Atmar, who has lived in the shelter for several months, says that after fleeing from her husband she turned to her family for help. But she says her parents ordered her to return to her husband. She returned, but not for long. Atmar soon filed for divorce and left for the women’s shelter.
It was then, Atmar says, that her family disowned her.
"My family had one disagreement with me. They said divorce was a shameful thing and I shouldn't do it," Atmar says. "I have the feeling that my own family hated me. When my name is mentioned at social gatherings, my family curses me. This has been particularly hurtful."
Shelters Under Siege
Atmar now commutes between the shelter and her job in a vehicle provided by the government, for which she works as an adviser. She says she fears becoming the victim of a so-called honor killing carried out by her husband or her own family.
She does not know how long she will stay at the shelter, whose existence has been the source of controversy in Afghanistan. The country's independently run and funded women's shelters, once a symbol of women's progress, have been described by conservative lawmakers as "brothels."
In 2011, Afghan President Hamid Karzai attempted to bring the shelters under government control. A draft law that was abandoned following a flurry of Western media attention would have required women to obtain government approval and even virginity tests before they would be granted access to shelters.
Atmar, a former journalist, says shelters for abused women must remain open for women who would otherwise be forced to fend for themselves on the streets.
"I'm worried that if these shelters close, my sisters [Afghan women] and I who have suffered from domestic violence won't have anywhere to go. This is our worry," Atmar says. "If a woman has had her arm or leg broken or has had her nose or ears cut off, should we throw them on the street? In the current situation in Afghanistan the shelters are the only places of refuge for women."
Atmar's own plight comes as a string of controversies threaten to undo progress on women's rights in the country.

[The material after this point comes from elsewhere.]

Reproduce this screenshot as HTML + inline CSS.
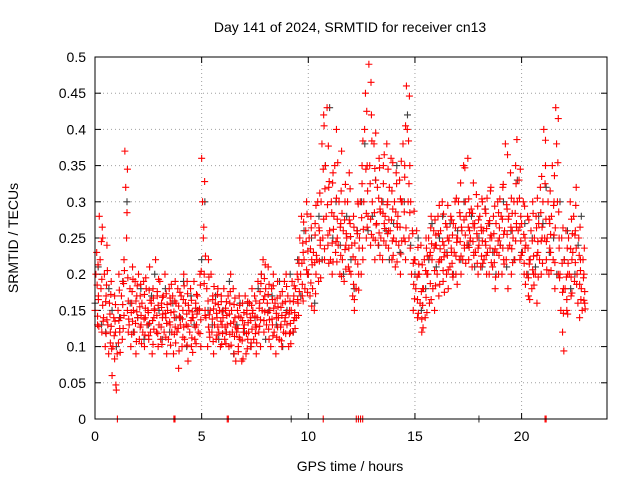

Afghanistan's lower house of parliament has proposed revisions to the criminal code that would effectively reverse measures designed to protect women from domestic violence. Those proposed changes, to the criminal procedure code, would prohibit a criminal defendant's relatives from being questioned as witnesses for the prosecution. If the provision became law, it would effectively silence victims and their family members.
In addition, the upper house of parliament is currently debating a revised electoral law whose draft text omits passages -- enshrined at the urging of the international community -- that set aside 25 percent of the seats on provincial and district councils for women. That draft has already been passed by the lower house of parliament and, if enforced would essentially deprive women of posts in parliament and in government at the provincial and local levels, where conservative and male-dominated elements tend to prevail.
That came after lawmakers in May halted indefinitely a debate on legislation outlawing rape and forced marriages. Female lawmakers had wanted to cement the law -- passed by a presidential decree in 2009 -- through a parliamentary vote. But it received stiff opposition from conservatives, who have threatened to scrap it.
In what appears to be a response to recent developments, Western nations and aid organizations have moved to reaffirm their commitment to protecting women's rights in Afghanistan.
The U.S. Agency for International Development (USAID) has launched a program with an aim to educate, train, and empower at least 75,000 women between the ages of 18 and 30. USAID says that the goal of the five-year program is to strengthen women's rights groups, increase female participation in the economy, and raise the number of women in decision-making positions in government.
The United States is providing nearly $200 million for the program, with another $200 million expected to come from international donors.